Adding a nice touch to his speech during the various cattle calls this Father’s Day weekend, Herman Cain spoke movingly about his father, who he said had a “Ph.D in common sense.” He mentioned this in order to buttress his claim that one doesn’t need to be an expert on paper in foreign affairs to differentiate between friends and enemies or be a career politician to effectively govern.
Cain’s past backs up what he implies.
After he was handed over businesses that many thought had no chance of being turned around, Cain made them profitable.
Cain said he achieved his “American dreams and beyond” by believing in three principles that his father instilled in him, which was to believe in God, himself, and the greatest country in the world and to never see himself as a victim.
On the stage, Cain just looks like he’s having fun. Speaking and campaigning do not seem like chores to him. And that’s half the batter.
“I have two dreams,” Herman Cain said at the Republican Leadership Conference.
He said his first dream is that “conservatives are going to take back the House and Senate” and the second dream is that “you are looking at the President of the United States of America.”
He gleefully jabbed at his detractors within the Republican establishment.
He said Bill O’Reilly claimed he didn’t have a chance.
He said Karl Rove didn’t take his candidacy seriously.
He said Charles Krauthammer dissappointed him.
And then, to enthusiastic applause, Cain said “I didn’t get the memo I wasn’t supposed to run.”
He spoke of the moral, economic, entitlement, immigration, foggy foreign affairs, and deficiency of leadership crisises felt America was in.
To the establishment doubters, Cain said “I wasn’t born with a silver spoon in my mouth, we didn’t even have a spoon.”
He playfully interacted with his audience, saying how a host of things would be better “when we put the right person in the White House — moi … you catch that ‘moi?’ …we’re near the French Quarter.”
He blasted President Obama for propping up Brazil’s energy economy at the expense of America’s and said he would fight so the United States didn’t become the United States of Europe.
To date, Cain has hit all the right notes that puts him in sync with the anti-establishment fervor and mood of this election cycle.
It is why many who first hear him speak want to know more about him and why his positive intensity scores, measured by organizations such as Gallup, have consistently led the pack of other candidates.
As he becomes more of a household name, Cain will have to be more polished on the policy front.
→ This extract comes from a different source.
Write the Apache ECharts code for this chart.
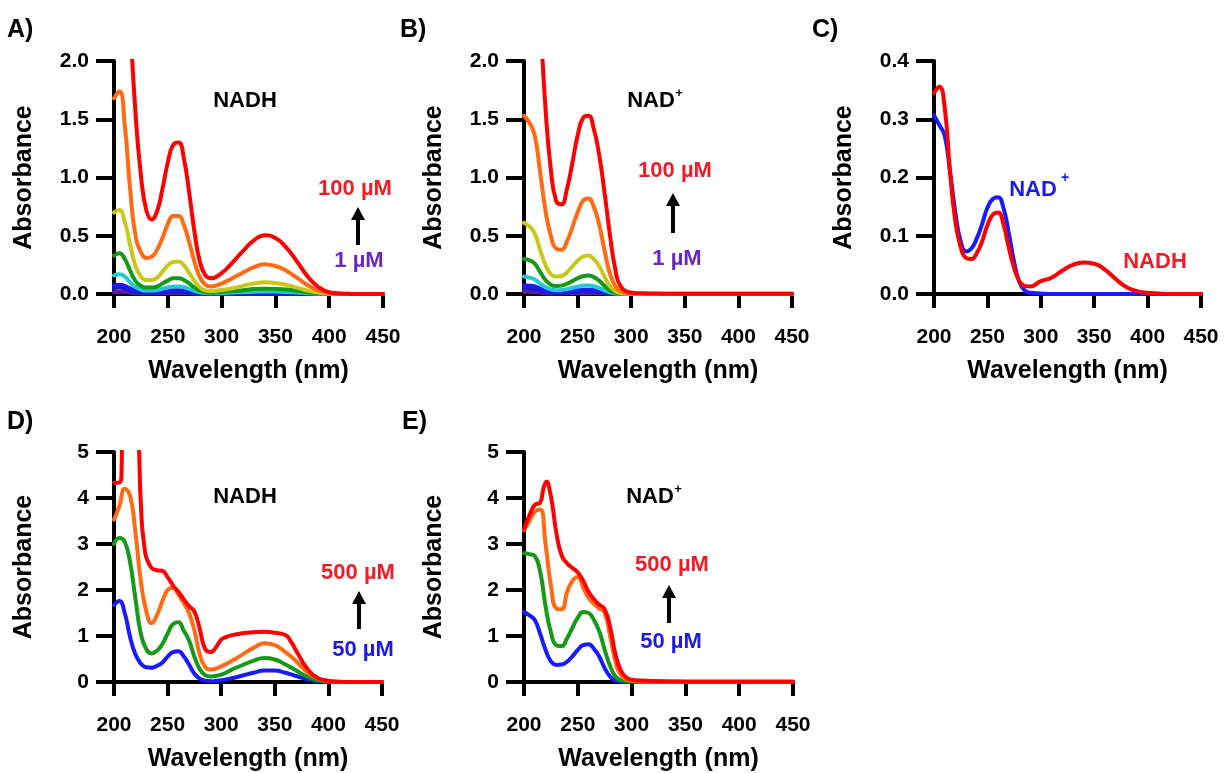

On whether he would feel comfortable with Muslims working in his administration, for instance, it may suit him to come up with a polished answer and repeat from here to the primaries.
At this stage in the process, though, few are paying attention to either the policy or politics.
What matters is leaving a general good impression on voters and allowing them to give you serious consideration.
That’s exactly what Cain has consistently been doing.